GOAL:
Print the records below from the first line through the line containing "import pandas as pd", both included, word for word.

Code that draws figures:
════
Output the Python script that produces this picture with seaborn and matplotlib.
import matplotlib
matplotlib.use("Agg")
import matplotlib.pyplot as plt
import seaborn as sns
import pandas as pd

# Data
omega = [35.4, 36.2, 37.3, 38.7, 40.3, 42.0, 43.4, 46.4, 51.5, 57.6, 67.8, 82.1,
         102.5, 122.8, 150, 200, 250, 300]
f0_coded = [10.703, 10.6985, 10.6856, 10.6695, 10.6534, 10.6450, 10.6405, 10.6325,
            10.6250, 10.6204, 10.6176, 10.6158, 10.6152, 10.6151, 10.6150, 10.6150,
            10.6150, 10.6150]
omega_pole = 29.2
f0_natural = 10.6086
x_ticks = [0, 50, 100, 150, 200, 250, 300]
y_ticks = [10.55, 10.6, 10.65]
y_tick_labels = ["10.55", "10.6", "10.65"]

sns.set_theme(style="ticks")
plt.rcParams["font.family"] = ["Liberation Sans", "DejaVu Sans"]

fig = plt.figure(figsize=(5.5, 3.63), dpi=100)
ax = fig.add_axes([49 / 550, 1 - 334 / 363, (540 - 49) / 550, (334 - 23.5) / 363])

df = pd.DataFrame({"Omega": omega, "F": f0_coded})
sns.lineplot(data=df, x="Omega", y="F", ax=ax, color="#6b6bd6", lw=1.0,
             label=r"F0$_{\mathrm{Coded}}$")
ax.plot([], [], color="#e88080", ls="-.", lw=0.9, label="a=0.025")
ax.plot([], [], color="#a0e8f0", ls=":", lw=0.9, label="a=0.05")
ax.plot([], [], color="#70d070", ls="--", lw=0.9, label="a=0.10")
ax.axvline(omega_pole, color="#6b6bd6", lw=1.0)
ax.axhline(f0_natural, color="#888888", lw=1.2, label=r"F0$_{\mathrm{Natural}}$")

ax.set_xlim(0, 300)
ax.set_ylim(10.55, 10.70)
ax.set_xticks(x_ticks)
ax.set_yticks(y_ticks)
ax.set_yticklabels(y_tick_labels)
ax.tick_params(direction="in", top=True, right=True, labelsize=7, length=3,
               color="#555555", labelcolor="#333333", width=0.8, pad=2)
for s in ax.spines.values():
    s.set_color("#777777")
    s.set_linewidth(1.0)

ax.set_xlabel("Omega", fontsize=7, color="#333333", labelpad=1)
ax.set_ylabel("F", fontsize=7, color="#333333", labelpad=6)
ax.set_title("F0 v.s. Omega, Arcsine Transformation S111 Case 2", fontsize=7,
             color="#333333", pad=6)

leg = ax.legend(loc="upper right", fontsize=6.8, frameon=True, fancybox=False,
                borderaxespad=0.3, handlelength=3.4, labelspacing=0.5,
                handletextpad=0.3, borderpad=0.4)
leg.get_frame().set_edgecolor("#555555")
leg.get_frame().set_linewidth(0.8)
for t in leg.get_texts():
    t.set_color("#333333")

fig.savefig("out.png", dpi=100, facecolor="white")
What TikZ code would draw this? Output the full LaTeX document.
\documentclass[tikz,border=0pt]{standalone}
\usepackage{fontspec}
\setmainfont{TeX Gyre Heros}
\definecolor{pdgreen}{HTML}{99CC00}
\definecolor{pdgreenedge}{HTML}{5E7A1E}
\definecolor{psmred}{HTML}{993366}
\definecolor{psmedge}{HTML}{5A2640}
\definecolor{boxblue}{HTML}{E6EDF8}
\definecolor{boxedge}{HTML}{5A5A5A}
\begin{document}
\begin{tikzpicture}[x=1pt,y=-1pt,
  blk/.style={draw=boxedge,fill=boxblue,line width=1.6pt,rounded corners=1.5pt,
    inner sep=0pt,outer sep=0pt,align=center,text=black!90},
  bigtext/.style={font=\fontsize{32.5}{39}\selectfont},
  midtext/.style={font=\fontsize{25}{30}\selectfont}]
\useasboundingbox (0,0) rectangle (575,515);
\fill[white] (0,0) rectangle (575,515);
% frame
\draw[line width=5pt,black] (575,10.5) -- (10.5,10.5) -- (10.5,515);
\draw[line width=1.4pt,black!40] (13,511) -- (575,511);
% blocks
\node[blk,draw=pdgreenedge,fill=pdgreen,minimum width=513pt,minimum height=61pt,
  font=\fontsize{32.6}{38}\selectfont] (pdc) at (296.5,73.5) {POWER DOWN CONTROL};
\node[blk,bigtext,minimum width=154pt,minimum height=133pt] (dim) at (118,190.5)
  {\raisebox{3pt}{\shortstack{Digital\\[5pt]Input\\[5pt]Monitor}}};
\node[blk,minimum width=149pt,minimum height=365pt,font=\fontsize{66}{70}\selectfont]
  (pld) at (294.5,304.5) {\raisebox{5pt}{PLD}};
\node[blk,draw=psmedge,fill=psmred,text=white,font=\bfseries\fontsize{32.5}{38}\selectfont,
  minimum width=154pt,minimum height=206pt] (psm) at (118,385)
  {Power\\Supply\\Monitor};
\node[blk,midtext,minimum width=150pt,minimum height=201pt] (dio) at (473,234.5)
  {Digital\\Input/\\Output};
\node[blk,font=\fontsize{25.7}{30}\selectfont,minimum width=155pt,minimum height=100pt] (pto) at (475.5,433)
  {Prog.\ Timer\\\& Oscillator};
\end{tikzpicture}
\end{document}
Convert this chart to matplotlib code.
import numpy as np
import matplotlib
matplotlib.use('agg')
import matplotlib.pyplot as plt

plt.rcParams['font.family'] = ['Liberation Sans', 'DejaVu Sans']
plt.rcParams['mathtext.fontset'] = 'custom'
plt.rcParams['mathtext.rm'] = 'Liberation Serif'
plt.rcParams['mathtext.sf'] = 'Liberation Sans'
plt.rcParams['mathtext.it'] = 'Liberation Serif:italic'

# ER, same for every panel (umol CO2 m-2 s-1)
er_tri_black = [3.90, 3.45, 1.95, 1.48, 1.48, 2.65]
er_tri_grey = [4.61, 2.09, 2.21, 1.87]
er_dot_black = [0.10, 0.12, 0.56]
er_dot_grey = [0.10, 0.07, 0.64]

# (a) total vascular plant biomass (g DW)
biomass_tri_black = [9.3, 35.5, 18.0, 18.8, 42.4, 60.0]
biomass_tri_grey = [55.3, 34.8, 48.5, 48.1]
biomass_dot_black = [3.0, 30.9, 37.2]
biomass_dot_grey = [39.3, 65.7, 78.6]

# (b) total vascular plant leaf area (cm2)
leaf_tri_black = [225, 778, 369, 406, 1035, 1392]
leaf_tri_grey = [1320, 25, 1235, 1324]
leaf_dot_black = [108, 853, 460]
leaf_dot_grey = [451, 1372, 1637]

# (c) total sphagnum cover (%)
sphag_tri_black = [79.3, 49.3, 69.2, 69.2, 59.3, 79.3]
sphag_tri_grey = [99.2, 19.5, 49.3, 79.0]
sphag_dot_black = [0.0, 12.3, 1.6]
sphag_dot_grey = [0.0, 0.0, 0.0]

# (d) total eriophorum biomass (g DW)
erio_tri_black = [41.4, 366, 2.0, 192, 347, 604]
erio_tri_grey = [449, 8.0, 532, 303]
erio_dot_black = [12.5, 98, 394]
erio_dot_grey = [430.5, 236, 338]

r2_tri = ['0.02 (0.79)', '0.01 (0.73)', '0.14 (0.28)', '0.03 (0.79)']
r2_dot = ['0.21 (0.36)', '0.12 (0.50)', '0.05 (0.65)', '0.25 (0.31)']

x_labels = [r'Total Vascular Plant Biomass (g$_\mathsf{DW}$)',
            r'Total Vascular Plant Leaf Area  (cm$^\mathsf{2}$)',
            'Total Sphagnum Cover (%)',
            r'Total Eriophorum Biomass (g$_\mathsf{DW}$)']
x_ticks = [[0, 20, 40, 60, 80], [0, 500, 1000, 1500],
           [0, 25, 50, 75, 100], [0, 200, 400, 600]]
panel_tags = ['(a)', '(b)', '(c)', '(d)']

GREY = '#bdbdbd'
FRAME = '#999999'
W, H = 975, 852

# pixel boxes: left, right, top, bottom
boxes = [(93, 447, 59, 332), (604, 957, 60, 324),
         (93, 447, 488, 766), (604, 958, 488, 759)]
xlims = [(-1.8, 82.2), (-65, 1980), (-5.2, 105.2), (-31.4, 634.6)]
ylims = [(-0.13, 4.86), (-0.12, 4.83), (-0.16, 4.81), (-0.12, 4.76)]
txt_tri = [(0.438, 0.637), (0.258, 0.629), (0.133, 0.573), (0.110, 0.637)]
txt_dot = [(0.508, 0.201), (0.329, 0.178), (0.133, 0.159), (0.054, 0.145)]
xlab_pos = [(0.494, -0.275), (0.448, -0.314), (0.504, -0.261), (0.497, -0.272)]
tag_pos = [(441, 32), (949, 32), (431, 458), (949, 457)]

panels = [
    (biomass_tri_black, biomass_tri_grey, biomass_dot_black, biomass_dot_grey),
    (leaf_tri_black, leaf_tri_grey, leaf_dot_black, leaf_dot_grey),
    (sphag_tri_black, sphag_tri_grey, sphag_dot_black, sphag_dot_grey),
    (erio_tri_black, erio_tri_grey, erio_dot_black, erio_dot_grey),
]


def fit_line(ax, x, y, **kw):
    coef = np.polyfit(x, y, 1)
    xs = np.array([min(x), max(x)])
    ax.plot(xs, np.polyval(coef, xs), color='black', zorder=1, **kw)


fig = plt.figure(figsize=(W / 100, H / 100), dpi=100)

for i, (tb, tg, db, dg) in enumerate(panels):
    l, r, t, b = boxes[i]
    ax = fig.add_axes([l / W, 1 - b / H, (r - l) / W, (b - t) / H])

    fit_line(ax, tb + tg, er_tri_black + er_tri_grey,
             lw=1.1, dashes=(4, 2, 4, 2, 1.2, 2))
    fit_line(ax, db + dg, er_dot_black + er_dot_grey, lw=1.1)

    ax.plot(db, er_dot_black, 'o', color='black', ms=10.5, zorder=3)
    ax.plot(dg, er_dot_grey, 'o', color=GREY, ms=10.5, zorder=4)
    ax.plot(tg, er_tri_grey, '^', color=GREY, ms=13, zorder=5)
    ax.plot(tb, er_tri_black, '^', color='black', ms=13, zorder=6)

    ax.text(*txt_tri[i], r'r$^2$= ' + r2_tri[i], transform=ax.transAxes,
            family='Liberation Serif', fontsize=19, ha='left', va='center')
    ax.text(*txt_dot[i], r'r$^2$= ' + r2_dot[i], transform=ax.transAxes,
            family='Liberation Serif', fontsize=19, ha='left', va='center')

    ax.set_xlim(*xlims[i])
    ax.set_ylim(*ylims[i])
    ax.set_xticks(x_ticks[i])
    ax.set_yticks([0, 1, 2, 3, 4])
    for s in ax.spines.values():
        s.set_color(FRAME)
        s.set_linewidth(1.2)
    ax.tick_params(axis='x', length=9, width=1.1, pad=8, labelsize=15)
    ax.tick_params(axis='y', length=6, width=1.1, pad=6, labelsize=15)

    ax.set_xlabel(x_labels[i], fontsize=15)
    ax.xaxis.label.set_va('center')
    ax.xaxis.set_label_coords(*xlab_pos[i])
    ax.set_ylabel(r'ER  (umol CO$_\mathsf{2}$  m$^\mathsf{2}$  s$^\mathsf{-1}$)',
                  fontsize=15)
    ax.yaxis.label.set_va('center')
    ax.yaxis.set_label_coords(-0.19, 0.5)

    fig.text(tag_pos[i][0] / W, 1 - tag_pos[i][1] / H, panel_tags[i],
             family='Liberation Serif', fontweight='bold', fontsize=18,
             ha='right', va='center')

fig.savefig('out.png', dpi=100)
════
SOLUTION:
Output the Python script that produces this picture with seaborn and matplotlib.
import matplotlib
matplotlib.use("Agg")
import matplotlib.pyplot as plt
import seaborn as sns
import pandas as pd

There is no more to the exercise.